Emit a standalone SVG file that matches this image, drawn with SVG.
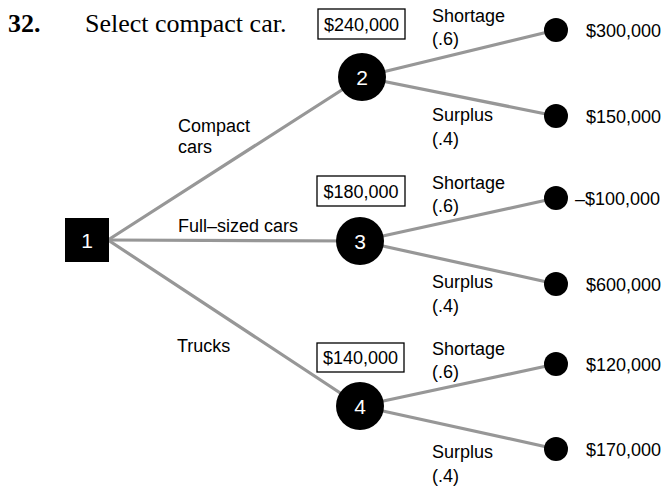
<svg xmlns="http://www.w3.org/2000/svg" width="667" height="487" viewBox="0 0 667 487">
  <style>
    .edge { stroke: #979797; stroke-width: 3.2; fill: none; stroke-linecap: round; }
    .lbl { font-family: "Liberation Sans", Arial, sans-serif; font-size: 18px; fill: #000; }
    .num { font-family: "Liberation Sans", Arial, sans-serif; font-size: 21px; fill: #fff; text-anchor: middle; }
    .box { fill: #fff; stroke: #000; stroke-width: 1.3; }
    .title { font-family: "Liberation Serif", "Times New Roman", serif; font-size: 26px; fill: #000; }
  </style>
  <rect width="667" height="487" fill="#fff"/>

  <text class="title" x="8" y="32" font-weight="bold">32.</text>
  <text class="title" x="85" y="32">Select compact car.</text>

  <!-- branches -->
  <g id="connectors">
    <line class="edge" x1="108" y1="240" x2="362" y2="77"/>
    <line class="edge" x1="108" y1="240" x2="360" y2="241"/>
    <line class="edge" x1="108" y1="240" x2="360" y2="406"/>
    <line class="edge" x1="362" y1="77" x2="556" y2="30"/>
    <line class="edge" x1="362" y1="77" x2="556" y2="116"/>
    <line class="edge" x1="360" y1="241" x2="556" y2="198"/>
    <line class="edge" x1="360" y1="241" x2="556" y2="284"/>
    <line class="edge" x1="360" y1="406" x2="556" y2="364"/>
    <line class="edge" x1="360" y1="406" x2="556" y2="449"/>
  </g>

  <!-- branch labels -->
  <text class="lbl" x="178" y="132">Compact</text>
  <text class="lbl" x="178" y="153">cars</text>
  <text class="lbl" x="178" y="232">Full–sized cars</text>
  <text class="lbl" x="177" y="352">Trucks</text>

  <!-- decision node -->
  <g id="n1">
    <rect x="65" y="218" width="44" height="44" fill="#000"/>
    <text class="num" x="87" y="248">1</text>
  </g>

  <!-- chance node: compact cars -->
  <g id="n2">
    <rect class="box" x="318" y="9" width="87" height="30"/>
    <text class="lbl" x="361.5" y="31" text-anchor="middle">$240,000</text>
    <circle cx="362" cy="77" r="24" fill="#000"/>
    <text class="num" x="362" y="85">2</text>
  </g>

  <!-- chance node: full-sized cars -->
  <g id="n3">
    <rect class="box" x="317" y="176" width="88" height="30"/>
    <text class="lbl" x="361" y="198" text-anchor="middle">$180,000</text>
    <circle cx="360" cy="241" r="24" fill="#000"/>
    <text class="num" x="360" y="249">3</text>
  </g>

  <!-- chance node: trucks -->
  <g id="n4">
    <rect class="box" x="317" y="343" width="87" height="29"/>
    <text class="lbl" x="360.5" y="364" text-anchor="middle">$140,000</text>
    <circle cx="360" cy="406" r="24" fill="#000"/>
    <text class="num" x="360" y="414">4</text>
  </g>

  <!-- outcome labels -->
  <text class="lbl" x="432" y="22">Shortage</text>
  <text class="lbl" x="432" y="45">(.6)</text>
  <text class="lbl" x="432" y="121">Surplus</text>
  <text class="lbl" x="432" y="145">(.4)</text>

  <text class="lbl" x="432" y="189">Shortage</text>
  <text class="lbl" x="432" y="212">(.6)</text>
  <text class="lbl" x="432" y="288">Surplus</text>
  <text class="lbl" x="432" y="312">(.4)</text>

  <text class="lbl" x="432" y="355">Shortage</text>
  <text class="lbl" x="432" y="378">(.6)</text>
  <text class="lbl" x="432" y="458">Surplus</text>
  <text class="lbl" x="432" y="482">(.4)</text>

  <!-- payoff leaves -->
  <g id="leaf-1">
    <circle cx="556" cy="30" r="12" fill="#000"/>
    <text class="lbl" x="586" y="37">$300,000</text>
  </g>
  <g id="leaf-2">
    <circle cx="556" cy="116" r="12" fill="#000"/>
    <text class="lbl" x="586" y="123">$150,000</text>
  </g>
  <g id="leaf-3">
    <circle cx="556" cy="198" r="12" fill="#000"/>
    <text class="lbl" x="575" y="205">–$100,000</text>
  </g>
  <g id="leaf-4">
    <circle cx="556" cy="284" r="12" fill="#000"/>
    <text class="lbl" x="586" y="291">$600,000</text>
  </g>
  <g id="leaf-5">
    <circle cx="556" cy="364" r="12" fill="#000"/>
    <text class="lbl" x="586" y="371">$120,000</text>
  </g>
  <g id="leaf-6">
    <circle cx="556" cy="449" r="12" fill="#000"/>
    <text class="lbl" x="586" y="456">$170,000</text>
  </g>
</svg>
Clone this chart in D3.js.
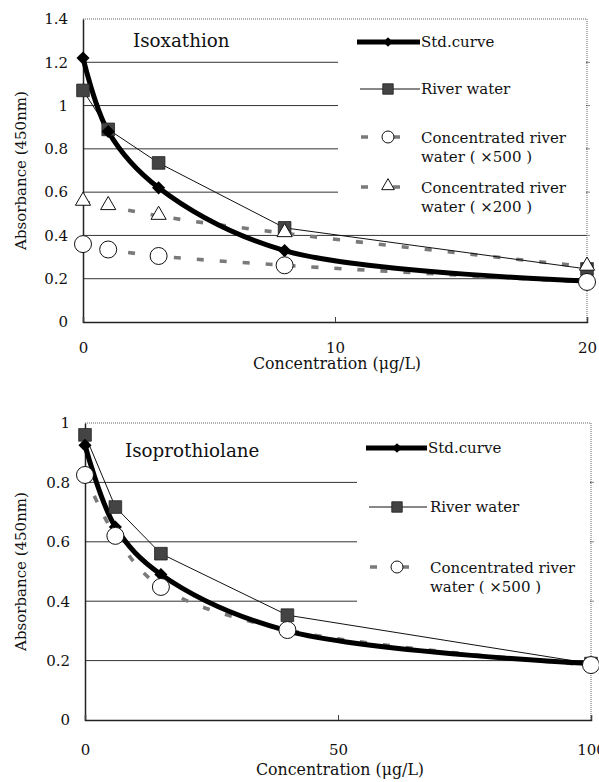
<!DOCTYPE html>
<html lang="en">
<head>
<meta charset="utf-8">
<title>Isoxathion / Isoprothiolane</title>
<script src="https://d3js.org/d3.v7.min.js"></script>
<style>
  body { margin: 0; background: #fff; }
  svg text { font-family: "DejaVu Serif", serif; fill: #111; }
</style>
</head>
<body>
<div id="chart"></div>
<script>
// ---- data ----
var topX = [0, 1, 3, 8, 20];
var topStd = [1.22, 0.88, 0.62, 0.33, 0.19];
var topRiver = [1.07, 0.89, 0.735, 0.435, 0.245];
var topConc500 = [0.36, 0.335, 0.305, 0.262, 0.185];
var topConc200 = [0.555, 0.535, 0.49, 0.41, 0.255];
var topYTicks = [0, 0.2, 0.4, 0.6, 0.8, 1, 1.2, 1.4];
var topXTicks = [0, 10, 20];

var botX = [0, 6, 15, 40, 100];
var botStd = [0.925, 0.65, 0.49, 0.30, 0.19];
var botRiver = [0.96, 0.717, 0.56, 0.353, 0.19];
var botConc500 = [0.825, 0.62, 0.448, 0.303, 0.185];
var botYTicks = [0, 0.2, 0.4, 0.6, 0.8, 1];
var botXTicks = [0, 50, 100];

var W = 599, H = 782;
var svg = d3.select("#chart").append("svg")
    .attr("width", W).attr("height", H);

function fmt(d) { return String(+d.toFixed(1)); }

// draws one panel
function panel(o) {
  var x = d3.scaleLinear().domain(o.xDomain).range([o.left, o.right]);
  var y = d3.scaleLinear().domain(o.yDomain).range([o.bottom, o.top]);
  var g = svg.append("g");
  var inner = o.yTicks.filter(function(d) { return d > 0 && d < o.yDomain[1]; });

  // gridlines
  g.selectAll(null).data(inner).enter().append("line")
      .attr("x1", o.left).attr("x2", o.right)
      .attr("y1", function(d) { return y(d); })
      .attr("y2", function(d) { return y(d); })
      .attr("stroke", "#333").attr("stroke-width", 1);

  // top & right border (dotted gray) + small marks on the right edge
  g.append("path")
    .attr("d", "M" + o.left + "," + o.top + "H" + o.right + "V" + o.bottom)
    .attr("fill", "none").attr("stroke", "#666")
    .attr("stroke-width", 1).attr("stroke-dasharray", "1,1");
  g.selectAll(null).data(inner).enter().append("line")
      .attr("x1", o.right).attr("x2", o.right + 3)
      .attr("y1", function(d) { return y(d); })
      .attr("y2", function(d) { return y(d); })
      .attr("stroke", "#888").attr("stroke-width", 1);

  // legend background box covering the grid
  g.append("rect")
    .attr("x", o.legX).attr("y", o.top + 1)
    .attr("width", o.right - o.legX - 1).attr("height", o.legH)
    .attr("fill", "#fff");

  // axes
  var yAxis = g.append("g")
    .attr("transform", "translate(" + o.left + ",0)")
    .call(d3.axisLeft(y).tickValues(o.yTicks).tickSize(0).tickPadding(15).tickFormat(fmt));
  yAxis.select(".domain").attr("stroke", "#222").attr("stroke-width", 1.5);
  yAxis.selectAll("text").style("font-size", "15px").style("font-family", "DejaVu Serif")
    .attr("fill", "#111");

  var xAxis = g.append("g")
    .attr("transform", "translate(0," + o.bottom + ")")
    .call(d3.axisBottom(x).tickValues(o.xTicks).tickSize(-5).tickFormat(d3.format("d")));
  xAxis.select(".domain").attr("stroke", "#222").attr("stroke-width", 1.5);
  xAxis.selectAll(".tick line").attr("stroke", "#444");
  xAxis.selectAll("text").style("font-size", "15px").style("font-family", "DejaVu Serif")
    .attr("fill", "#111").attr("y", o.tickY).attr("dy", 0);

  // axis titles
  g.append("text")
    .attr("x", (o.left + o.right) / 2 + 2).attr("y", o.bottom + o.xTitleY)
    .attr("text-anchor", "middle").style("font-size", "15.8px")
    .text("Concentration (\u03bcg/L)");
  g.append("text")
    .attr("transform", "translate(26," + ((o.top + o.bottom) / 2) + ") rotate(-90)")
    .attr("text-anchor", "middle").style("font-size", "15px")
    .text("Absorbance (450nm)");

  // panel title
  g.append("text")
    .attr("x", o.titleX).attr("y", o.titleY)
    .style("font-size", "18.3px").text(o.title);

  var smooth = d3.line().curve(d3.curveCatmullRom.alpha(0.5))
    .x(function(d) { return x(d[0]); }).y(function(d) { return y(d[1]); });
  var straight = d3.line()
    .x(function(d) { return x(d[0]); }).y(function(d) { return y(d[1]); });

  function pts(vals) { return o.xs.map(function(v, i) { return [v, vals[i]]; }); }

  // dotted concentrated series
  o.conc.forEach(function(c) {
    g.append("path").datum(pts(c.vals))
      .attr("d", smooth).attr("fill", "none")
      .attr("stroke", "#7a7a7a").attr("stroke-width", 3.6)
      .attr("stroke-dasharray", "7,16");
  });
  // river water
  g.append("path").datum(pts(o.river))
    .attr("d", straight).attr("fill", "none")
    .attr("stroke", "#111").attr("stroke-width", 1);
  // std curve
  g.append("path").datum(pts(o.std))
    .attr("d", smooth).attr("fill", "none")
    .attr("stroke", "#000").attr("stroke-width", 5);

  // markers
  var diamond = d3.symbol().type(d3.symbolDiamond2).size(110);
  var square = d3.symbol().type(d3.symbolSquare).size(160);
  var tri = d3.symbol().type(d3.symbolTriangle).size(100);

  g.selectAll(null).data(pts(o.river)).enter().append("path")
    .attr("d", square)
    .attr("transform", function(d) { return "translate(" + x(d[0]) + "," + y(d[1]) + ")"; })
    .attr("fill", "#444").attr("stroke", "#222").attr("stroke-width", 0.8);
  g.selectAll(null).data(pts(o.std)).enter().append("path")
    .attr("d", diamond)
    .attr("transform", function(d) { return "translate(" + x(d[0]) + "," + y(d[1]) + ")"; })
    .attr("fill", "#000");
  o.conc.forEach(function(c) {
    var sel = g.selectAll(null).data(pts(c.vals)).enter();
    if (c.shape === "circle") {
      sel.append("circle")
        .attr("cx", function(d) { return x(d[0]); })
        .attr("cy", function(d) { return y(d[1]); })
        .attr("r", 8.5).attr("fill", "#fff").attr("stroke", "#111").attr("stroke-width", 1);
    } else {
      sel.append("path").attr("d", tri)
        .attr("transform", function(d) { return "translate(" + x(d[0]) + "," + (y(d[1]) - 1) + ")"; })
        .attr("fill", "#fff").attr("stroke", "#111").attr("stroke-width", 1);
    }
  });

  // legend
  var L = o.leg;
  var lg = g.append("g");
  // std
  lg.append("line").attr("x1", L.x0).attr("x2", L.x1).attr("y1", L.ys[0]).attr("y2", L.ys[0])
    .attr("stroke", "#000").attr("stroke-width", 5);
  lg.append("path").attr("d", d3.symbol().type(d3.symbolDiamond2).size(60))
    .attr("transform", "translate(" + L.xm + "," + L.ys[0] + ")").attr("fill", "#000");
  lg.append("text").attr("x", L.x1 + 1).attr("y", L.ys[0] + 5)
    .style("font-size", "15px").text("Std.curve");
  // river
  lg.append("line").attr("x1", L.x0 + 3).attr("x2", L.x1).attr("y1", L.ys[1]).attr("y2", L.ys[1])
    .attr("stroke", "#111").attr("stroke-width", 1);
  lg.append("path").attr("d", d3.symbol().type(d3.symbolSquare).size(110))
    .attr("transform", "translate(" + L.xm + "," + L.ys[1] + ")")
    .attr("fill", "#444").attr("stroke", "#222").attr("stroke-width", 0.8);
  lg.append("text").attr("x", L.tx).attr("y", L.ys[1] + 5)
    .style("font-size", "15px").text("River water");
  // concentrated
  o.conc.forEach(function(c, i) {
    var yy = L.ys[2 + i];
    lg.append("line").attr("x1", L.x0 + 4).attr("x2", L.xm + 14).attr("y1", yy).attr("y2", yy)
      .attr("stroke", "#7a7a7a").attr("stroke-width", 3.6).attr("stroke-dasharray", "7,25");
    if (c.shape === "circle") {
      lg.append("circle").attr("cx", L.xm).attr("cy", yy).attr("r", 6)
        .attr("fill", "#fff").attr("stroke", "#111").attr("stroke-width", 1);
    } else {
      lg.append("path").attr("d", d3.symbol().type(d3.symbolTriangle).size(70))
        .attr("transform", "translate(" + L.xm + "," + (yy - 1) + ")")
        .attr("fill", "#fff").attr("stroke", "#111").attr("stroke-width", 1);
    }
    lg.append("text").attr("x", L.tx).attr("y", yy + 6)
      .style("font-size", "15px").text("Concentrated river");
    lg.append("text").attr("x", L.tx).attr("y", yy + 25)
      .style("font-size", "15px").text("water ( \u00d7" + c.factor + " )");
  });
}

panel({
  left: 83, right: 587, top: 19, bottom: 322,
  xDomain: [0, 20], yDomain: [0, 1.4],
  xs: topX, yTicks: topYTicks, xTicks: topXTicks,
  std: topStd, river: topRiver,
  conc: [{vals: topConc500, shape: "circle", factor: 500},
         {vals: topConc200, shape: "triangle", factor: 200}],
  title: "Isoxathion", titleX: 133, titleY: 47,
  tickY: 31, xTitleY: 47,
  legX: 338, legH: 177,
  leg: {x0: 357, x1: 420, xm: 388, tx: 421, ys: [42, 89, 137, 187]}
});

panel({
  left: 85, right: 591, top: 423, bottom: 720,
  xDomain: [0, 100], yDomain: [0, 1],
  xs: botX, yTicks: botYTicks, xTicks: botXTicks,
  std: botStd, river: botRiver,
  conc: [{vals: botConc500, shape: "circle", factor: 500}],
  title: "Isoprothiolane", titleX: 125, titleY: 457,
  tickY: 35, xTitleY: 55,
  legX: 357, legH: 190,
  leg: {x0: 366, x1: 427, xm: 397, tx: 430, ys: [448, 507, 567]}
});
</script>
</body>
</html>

----------

◆ What to work on ◆
Only the lines between the one with "Clone this chart in D3.js." and the one with "var topXTicks = [0, 10, 20];", those two included, get copied from the material above. Keep it exact and free of pictures.

◆ Task answer ◆
Clone this chart in D3.js.
<!DOCTYPE html>
<html lang="en">
<head>
<meta charset="utf-8">
<title>Isoxathion / Isoprothiolane</title>
<script src="https://d3js.org/d3.v7.min.js"></script>
<style>
  body { margin: 0; background: #fff; }
  svg text { font-family: "DejaVu Serif", serif; fill: #111; }
</style>
</head>
<body>
<div id="chart"></div>
<script>
// ---- data ----
var topX = [0, 1, 3, 8, 20];
var topStd = [1.22, 0.88, 0.62, 0.33, 0.19];
var topRiver = [1.07, 0.89, 0.735, 0.435, 0.245];
var topConc500 = [0.36, 0.335, 0.305, 0.262, 0.185];
var topConc200 = [0.555, 0.535, 0.49, 0.41, 0.255];
var topYTicks = [0, 0.2, 0.4, 0.6, 0.8, 1, 1.2, 1.4];
var topXTicks = [0, 10, 20];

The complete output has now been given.